Input: ([('put', 'ключ', b'value'), ('put', b'bin', 'тест'), ('serialize', 'mix'), ('delete', 'ключ'), ('deserialize', 'mix'), ('get', 'ключ'), ('get', b'bin')],)
Expected Output: [b'value', 'тест']
Explanation: Mixed `str` and `bytes` entries must be restored with the same types.
Hints
- Store lengths explicitly. A length-prefixed binary format is safe even when the data contains `:`, `|`, or other separator characters.
- If you support both `bytes` and `str`, add a small type tag before each encoded field so deserialization can restore the exact type.
Part 2: Persist the KV Store Across Multiple Segments
Constraints
- `9 <= max_segment_size <= 10^6`
- `0 <= len(operations) <= 10^4`
- Total serialized snapshot size at any moment is at most `10^6` bytes
- Every `deserialize(prefix)` and `segment_count(prefix)` refers to a prefix that was previously serialized
- Every `reorder(prefix, order)` uses a valid permutation of the existing segment indices
Examples
Input: (15, [('put', b'a', b'12345'), ('put', b'b', b'67890'), ('serialize', 'p'), ('segment_count', 'p'), ('delete', b'a'), ('deserialize', 'p'), ('get', b'a'), ('get', b'b')])

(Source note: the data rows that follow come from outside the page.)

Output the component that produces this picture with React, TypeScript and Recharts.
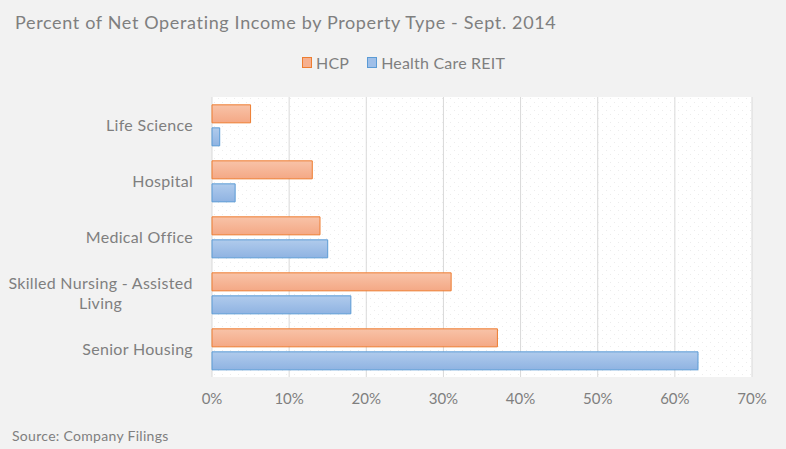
import React from 'react';
import { BarChart, Bar, XAxis, YAxis, CartesianGrid } from 'recharts';

const categories = ['Life Science', 'Hospital', 'Medical Office', 'Skilled Nursing - Assisted Living', 'Senior Housing'];
const hcpValues = [5, 13, 14, 31, 37];
const hcrValues = [1, 3, 15, 18, 63];
const xTicks = [0, 10, 20, 30, 40, 50, 60, 70];

const data = categories.map((name, i) => ({ name, hcp: hcpValues[i], hcr: hcrValues[i] }));

const FONT = 'Lato, "Open Sans", sans-serif';
const TEXT = '#7f7f7f';

let ctx: CanvasRenderingContext2D | null = null;
function measure(text: string, font: string, spacing: number) {
  if (!ctx) ctx = document.createElement('canvas').getContext('2d');
  if (!ctx) return text.length * 8;
  ctx.font = font;
  return ctx.measureText(text).width + spacing * text.length;
}

function wrap(label: string, max: number) {
  const words = label.split(' ');
  const lines: string[] = [];
  let cur = '';
  words.forEach(w => {
    const next = cur ? cur + ' ' + w : w;
    if (next.length > max && cur) {
      lines.push(cur);
      cur = w;
    } else cur = next;
  });
  if (cur) lines.push(cur);
  return lines;
}

const CategoryTick = ({ x, y, payload }: any) => {
  const lines = wrap(payload.value, 26);
  const font = `16px ${FONT}`;
  const spacing = 0.3;
  if (lines.length === 1) {
    return (
      <text x={x} y={y} dy="0.35em" textAnchor="end" fill={TEXT} fontSize={16} fontFamily={FONT} letterSpacing={spacing}>
        {payload.value}
      </text>
    );
  }
  const w = Math.max(...lines.map(l => measure(l, font, spacing)));
  const cx = x - w / 2;
  const lh = 20;
  const start = y - ((lines.length - 1) * lh) / 2;
  return (
    <text textAnchor="middle" fill={TEXT} fontSize={16} fontFamily={FONT} letterSpacing={spacing}>
      {lines.map((l, i) => (
        <tspan key={i} x={cx} y={start + i * lh} dy="0.35em">{l}</tspan>
      ))}
    </text>
  );
};

const LegendBox = () => (
  <div style={{ position: 'absolute', left: 302, top: 53, display: 'flex', fontSize: 16, color: TEXT, letterSpacing: 0.2, whiteSpace: 'nowrap' }}>
    <span style={{ display: 'flex', alignItems: 'center', marginRight: 18 }}>
      <span style={{ width: 8, height: 9, background: '#f6b08f', border: '1px solid #ed7d31', marginRight: 4 }} />
      HCP
    </span>
    <span style={{ display: 'flex', alignItems: 'center' }}>
      <span style={{ width: 8, height: 9, background: '#9fbfe8', border: '1px solid #5b9bd5', marginRight: 4 }} />
      Health Care REIT
    </span>
  </div>
);

export default function App() {
  return (
    <div style={{ position: 'absolute', left: 0, top: 0, width: 786, height: 449, background: '#f2f2f2', fontFamily: FONT }}>
      <div style={{ position: 'absolute', left: 15, top: 11, fontSize: 18, color: TEXT, whiteSpace: 'nowrap', letterSpacing: 0.65 }}>
        Percent of Net Operating Income by Property Type - Sept. 2014
      </div>
      <LegendBox />
      <BarChart
        width={786}
        height={449}
        data={data}
        layout="vertical"
        margin={{ top: 97, right: 34, left: 0, bottom: 0 }}
        barCategoryGap="14%"
        barGap={5}
      >
        <defs>
          <pattern id="dots" width="8" height="8" patternUnits="userSpaceOnUse">
            <rect width="8" height="8" fill="#ffffff" />
            <rect x="2" y="2" width="1" height="1" fill="#ececec" />
            <rect x="6" y="6" width="1" height="1" fill="#ececec" />
          </pattern>
          <linearGradient id="gOrange" x1="0" y1="0" x2="0" y2="1">
            <stop offset="0%" stopColor="#f8c3a8" />
            <stop offset="100%" stopColor="#f4a885" />
          </linearGradient>
          <linearGradient id="gBlue" x1="0" y1="0" x2="0" y2="1">
            <stop offset="0%" stopColor="#b0cbec" />
            <stop offset="100%" stopColor="#8fb3e2" />
          </linearGradient>
        </defs>
        <CartesianGrid horizontal={false} stroke="#d9d9d9" fill="url(#dots)" />
        <XAxis
          type="number"
          domain={[0, 70]}
          ticks={xTicks}
          tickFormatter={v => `${v}%`}
          axisLine={false}
          tickLine={false}
          tickSize={0}
          tickMargin={16}
          height={72}
          tick={{ fill: TEXT, fontSize: 15, fontFamily: FONT }}
          interval={0}
        />
        <YAxis
          type="category"
          dataKey="name"
          width={212}
          axisLine={false}
          tickLine={false}
          tickSize={0}
          tickMargin={19}
          tick={<CategoryTick />}
          interval={0}
        />
        <Bar dataKey="hcp" name="HCP" fill="url(#gOrange)" stroke="#ed7d31" strokeWidth={1} isAnimationActive={false} />
        <Bar dataKey="hcr" name="Health Care REIT" fill="url(#gBlue)" stroke="#5b9bd5" strokeWidth={1} isAnimationActive={false} />
      </BarChart>
      <div style={{ position: 'absolute', left: 12, top: 427, fontSize: 14, color: TEXT, whiteSpace: 'nowrap', letterSpacing: 0.3 }}>
        Source: Company Filings
      </div>
    </div>
  );
}
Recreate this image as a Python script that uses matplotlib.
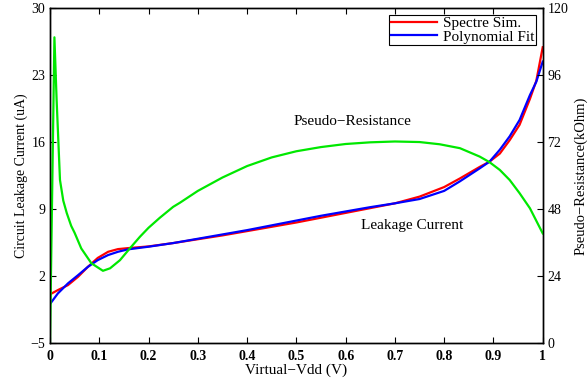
import matplotlib
matplotlib.use('Agg')
import matplotlib.pyplot as plt

# ---- data ----
# leakage current (uA), left axis
red_x = [0, 0.016, 0.0365, 0.057, 0.077, 0.097, 0.118, 0.138, 0.158, 0.2, 0.25, 0.3, 0.35, 0.4,
         0.45, 0.5, 0.55, 0.6, 0.65, 0.7, 0.75, 0.8, 0.832, 0.872, 0.892, 0.913, 0.933, 0.953,
         0.974, 0.987, 1.0]
red_y = [0.09, 0.54, 1.06, 1.93, 2.97, 3.9, 4.54, 4.82, 4.92, 5.1, 5.45, 5.85, 6.25, 6.7,
         7.15, 7.6, 8.1, 8.6, 9.1, 9.6, 10.3, 11.3, 12.2, 13.4, 13.95, 14.8, 16.2, 17.8,
         20.5, 22.4, 25.9]

blue_x = [0, 0.016, 0.0365, 0.057, 0.077, 0.097, 0.118, 0.138, 0.158, 0.2, 0.25, 0.3, 0.35, 0.4,
          0.45, 0.5, 0.55, 0.6, 0.65, 0.7, 0.75, 0.8, 0.832, 0.872, 0.892, 0.913, 0.933, 0.953,
          0.974, 0.987, 1.0]
blue_y = [-0.92, 0.19, 1.24, 2.1, 2.97, 3.67, 4.2, 4.54, 4.79, 5.07, 5.45, 5.9, 6.35, 6.8,
          7.3, 7.8, 8.3, 8.75, 9.2, 9.6, 10.05, 10.9, 11.9, 13.25, 13.95, 15.2, 16.6, 18.3,
          20.9, 22.3, 24.4]

# pseudo-resistance (kOhm), right axis
green_x = [0, 0.009, 0.0135, 0.0203, 0.027, 0.034, 0.043, 0.05, 0.0635, 0.084, 0.1075, 0.122,
           0.142, 0.162, 0.1826, 0.2, 0.223, 0.25, 0.264, 0.3, 0.35, 0.4, 0.45, 0.5, 0.55,
           0.6, 0.65, 0.7, 0.75, 0.791, 0.832, 0.872, 0.892, 0.913, 0.933, 0.953, 0.974, 1.0]
green_y = [0, 109.5, 87, 58.4, 51, 46.6, 42, 39.5, 33.9, 28.6, 25.9, 26.8,
           29.7, 33.9, 38.1, 41.3, 44.9, 48.8, 50.3, 54.5, 59.3, 63.4, 66.5, 68.7, 70.2,
           71.3, 71.9, 72.2, 72.0, 71.2, 69.8, 66.8, 64.8, 62.0, 58.4, 53.7, 48.3, 39.3]

x_ticks = [0, 0.1, 0.2, 0.3, 0.4, 0.5, 0.6, 0.7, 0.8, 0.9, 1]
x_labels = ['0', '0.1', '0.2', '0.3', '0.4', '0.5', '0.6', '0.7', '0.8', '0.9', '1']
left_ticks = [-5, 2, 9, 16, 23, 30]
right_ticks = [0, 24, 48, 72, 96, 120]

plt.rcParams['font.family'] = ['Liberation Serif', 'DejaVu Serif']

fig = plt.figure(figsize=(5.88, 3.8), dpi=100)
ax = fig.add_axes([0.085, 0.097, 0.838, 0.882])
ax2 = ax.twinx()

ax.plot(red_x, red_y, color='#ff0000', lw=1.6, label='Spectre Sim.')
ax.plot(blue_x, blue_y, color='#0000ff', lw=1.6, label='Polynomial Fit')
ax2.plot(green_x, green_y, color='#00e800', lw=1.6)

ax.set_xlim(0, 1)
ax.set_ylim(-5, 30)
ax2.set_ylim(0, 120)
ax.set_xticks(x_ticks)
ax.set_xticklabels(x_labels, fontweight='bold')
ax.set_yticks(left_ticks)
ax2.set_yticks(right_ticks)

ax.tick_params(axis='x', direction='in', top=True, labelsize=10, length=4, pad=5)
ax.tick_params(axis='y', direction='in', labelsize=10, length=4)
ax2.tick_params(axis='y', direction='in', labelsize=10, length=4)

ax.set_xlabel('Virtual\u2212Vdd (V)', fontsize=11, labelpad=0)
ax.set_ylabel('Circuit Leakage Current (uA)', fontsize=10, labelpad=2)
ax2.set_ylabel('Pseudo\u2212Resistance(kOhm)', fontsize=10.5, labelpad=4)

ax.text(0.613, 18.1, 'Pseudo\u2212Resistance', fontsize=11, ha='center', va='center')
ax.text(0.735, 7.3, 'Leakage Current', fontsize=11, ha='center', va='center')

leg = ax.legend(loc='upper right', fontsize=11, fancybox=False, framealpha=1,
                edgecolor='black', handlelength=3.0, borderpad=0.1, labelspacing=0.0,
                handletextpad=0.4, borderaxespad=0.45)
leg.get_frame().set_linewidth(0.8)

for a in (ax, ax2):
    for s in a.spines.values():
        s.set_linewidth(1.0)

fig.savefig('out.png', dpi=100)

Expected Output: [6, b'12345', b'67890']
Explanation: The snapshot spans multiple segments when the per-segment size limit is small.
Input: (20, [('put', b'aa', b'xx'), ('put', b'bb', b'yy'), ('serialize', 'snap'), ('segment_count', 'snap'), ('reorder', 'snap', [2, 0, 1]), ('delete', b'aa'), ('deserialize', 'snap'), ('get', b'aa'), ('get', b'bb')])
Expected Output: [3, b'xx', b'yy']
Explanation: Even after reordering the saved segments, deserialization must rebuild the correct store.
Input: (12, [('serialize', 'empty'), ('segment_count', 'empty'), ('put', b'a', b'b'), ('deserialize', 'empty'), ('get', b'a')])
Expected Output: [1, None]
Explanation: Edge case: an empty snapshot is still a valid serialized snapshot and fits in one segment.
Input: (13, [('put', b'k', b'abcdefghij'), ('serialize', 'big'), ('segment_count', 'big'), ('deserialize', 'big'), ('get', b'k')])
Expected Output: [5, b'abcdefghij']
Explanation: A single large value may need many segments; the restored value must be exact.
Hints
- A clean approach is to serialize the whole snapshot into one binary stream first, then split that stream into fixed-size payload chunks.
- Add a fixed-size header to each segment containing at least the segment index and the total number of segments.
Part 3: Add an Append-Only Mutation Log with Replay and Compaction
Constraints
- `1 <= compact_threshold <= 10^4`
- `0 <= len(operations) <= 10^4`
- Keys and values are only of type `bytes` or `str`
- Total size of snapshot plus log at any moment is at most `10^6` bytes
Examples
Input: (3, [('put', 'a', '1'), ('put', 'b', '2'), ('restart',), ('get', 'a'), ('get', 'b'), ('status',)])
Expected Output: ['1', '2', (2, 2, 0)]
Explanation: With threshold 3, two mutations stay only in the log; restart must replay them correctly.
Input: (2, [('put', 'x', '1'), ('status',), ('put', 'y', '2'), ('status',), ('restart',), ('get', 'x'), ('get', 'y'), ('status',)])
Expected Output: [(1, 1, 0), (2, 0, 1), '1', '2', (2, 0, 1)]
Explanation: The second mutation reaches the threshold, so the log is compacted into a snapshot and cleared.
Input: (10, [('put', 'a', '1'), ('put', 'b', '2'), ('delete', 'a'), ('restart',), ('get', 'a'), ('get', 'b'), ('status',)])
Expected Output: [None, '2', (1, 3, 0)]
Explanation: Replay must apply the delete after the earlier put, leaving only `'b'`.
Input: (1, [('restart',), ('get', 'missing'), ('put', b'k', b'v'), ('status',), ('delete', b'k'), ('restart',), ('get', b'k'), ('status',)])
Expected Output: [None, (1, 0, 1), None, (0, 0, 2)]
Explanation: Edge case: threshold 1 means every mutation compacts immediately.
Hints
- Keep snapshot encoding and log encoding separate. The snapshot stores full state, while the log stores only mutations.
- On `restart`, rebuild by loading the snapshot first and then replaying each log record in order. After each new mutation, check whether it is time to compact.